One of the biggest misconceptions is that you need to train for every possible movement or
scenario. You don’t. Instead, think in terms of:

    • What do I want my body to be able to do?
    • What does my life require from me?

    Your training should reflect that.
    If you love hiking, your program should support endurance and lower-body strength.
    If you play a sport, your training should complement its demands.
    If your goal is simply to feel good and stay capable, your approach can be broader.

    2. General Conditioning Is Your Foundation

    Yes. Having a base level of general physical conditioning is one of the most protective things you can do.
    This means developing:

    • Strength
    • Mobility
    • Cardiovascular fitness
    • Coordination

    You don’t need to specialize. You need to be well-rounded. A simple, effective combination could include:

    • Strength training (2–3x/week): builds tissue resilience
    • Aerobic work (walking, cycling, running): supports recovery and endurance
    • Mobility-focused work (like yoga or Pilates): improves control and range

    Each of these contributes something slightly different, but together, they create a more adaptable system.
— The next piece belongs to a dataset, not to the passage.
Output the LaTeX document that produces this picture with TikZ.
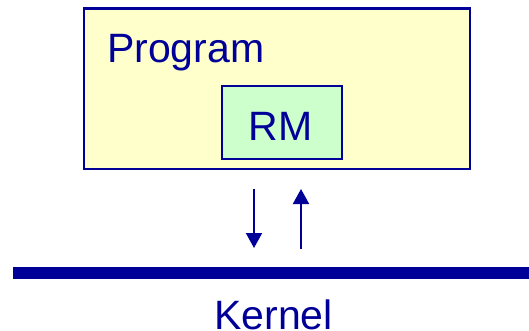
\documentclass[tikz,border=0pt]{standalone}
\usepackage{fontspec}
\setmainfont{Liberation Sans}
\usetikzlibrary{arrows.meta}
\definecolor{navy}{HTML}{000099}
\definecolor{paleyellow}{HTML}{FFFFCC}
\definecolor{palegreen}{HTML}{CCFFCC}
\tikzset{
  box/.style={draw=navy,line width=2.2pt,inner sep=0pt},
  word/.style={text=navy,inner sep=0pt,font=\fontsize{41}{41}\selectfont},
  call/.style={draw=navy,line width=2pt,-{Triangle[length=15pt,width=16pt]}}
}

\begin{document}
\begin{tikzpicture}[x=1pt,y=-1pt]
			%%Location
			\useasboundingbox (0,0) rectangle (529,330);
			%%Program box
			\node[box,fill=paleyellow,minimum width=386pt,minimum height=160.8pt] (program) at (277,88.9) {};
			\node[word,anchor=base west] (programlabel) at (107,62) {Program};
			\node[box,fill=palegreen,minimum width=120pt,minimum height=72.7pt] (rm) at (281.7,122.3) {};
			\node[word,anchor=base] (rmlabel) at (280.7,140) {RM};
			%%Kernel
			\coordinate (kleft) at (13,273.3);
			\coordinate (kright) at (529,273.3);
			\draw[navy,line width=12pt] (kleft) -- (kright);
			\node[word,anchor=base] (kernel) at (273.5,329.5) {Kernel};
			%%Calls
			\coordinate (downtop) at (254,189);
			\coordinate (downtip) at (254,248);
			\coordinate (upfoot) at (301,249);
			\coordinate (uptip) at (301,189);
			\draw[call] (downtop) -- (downtip);
			\draw[call] (upfoot) -- (uptip);
\end{tikzpicture}
\end{document}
    3. Are Things Like Yoga or Pilates “Better”?

    Not better, just different tools.

    • Yoga/Pilates → great for mobility, control, awareness
    • Strength training → essential for load tolerance and durability
    • Running/cardio → improves overall capacity and recovery

    The key isn’t picking the “best” one — it’s combining what covers your needs.

    4. Train for Your Life (and a Bit Beyond It)
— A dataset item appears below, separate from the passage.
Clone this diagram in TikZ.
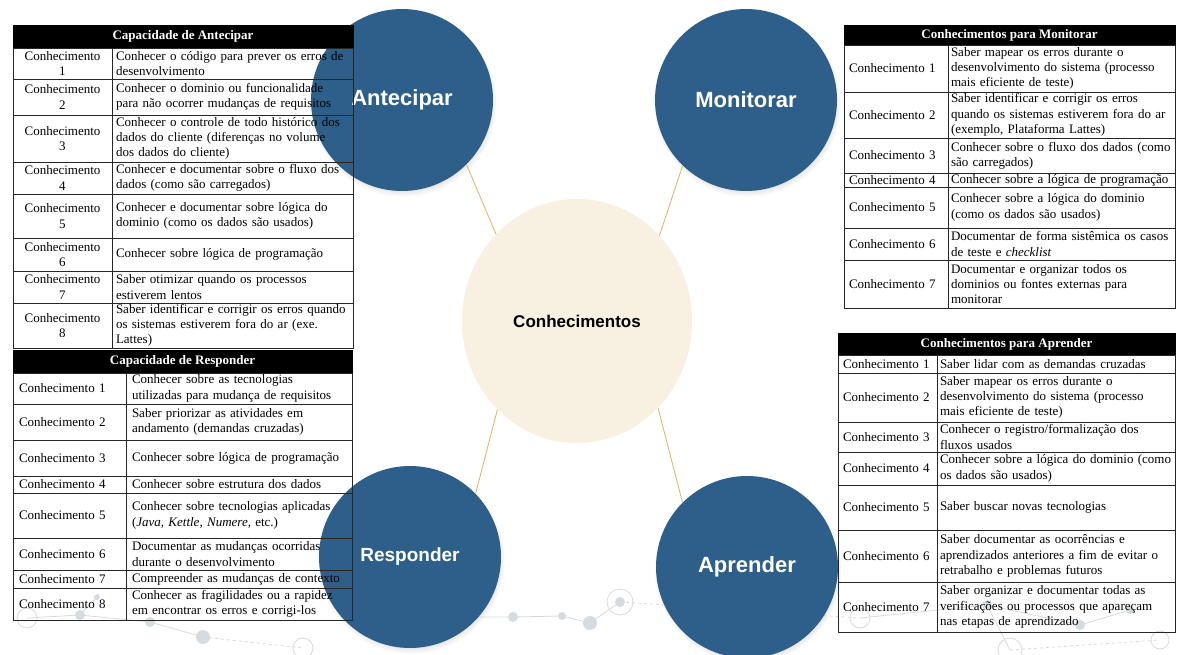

    A useful principle: Train slightly beyond the demands of your daily life.

    If your life occasionally requires lifting, bending, or carrying, your training should prepare you for that. This creates a buffer:

    • Daily tasks feel easier
    • Unexpected demands are less risky
    • Pain becomes less limiting

    5. Consistency > Perfection

    You don’t need the perfect program.
    What matters most is:

    • You move regularly
    • You challenge your body progressively
    • You adjust when needed instead of stopping entirely
    avoiding pain 2

    If your goal is to avoid pain completely, you’ll likely end up moving less—and experiencing more
    of it.

    If your goal is to build a body that can handle life, you’ll move more—and experience pain less
    often, and less intensely.

    You don’t need to eliminate discomfort. You need to become more capable than it. Because in the long run, it’s not avoidance that keeps you healthy, it’s adaptability.

    Edited with the help of AI.

    References
    1. Hartvigsen J, Hancock MJ, Kongsted A, et al. (2018). What low back pain is and why we need to pay attention. The Lancet, 391(10137), 2356–2367.
    2. Shiri R, Falah-Hassani K. (2017). The effect of leisure time physical activity on low back pain: a systematic review and meta-analysis. American Journal of Epidemiology, 186(9), 983–992.
    3. Chen SM, Liu MF, Cook J, et al. (2009). Sedentary lifestyle as a risk factor for low back pain: a systematic review. International Archives of Occupational and Environmental Health, 82(7), 797–806.
    4. Alzahrani H, Mackey M, Stamatakis E, et al. (2019). Association between sedentary behavior and low back pain: a systematic review and meta-analysis. European Spine Journal, 28, 213–224.
    5. Ferreira ML, Machado G, Latimer J, et al. (2017). Factors defining care-seeking in low back pain – a meta-analysis. European Journal of Pain, 21(7), 1160–1172.
    6. Booth FW, Roberts CK, Laye MJ. (2012). Lack of exercise is a major cause of chronic diseases. Comprehensive Physiology, 2(2), 1143–1211.
    7. Heneweer H, Vanhees L, Picavet HSJ. (2009). Physical activity and low back pain: a U-shaped relation? Pain, 143(1–2), 21–25.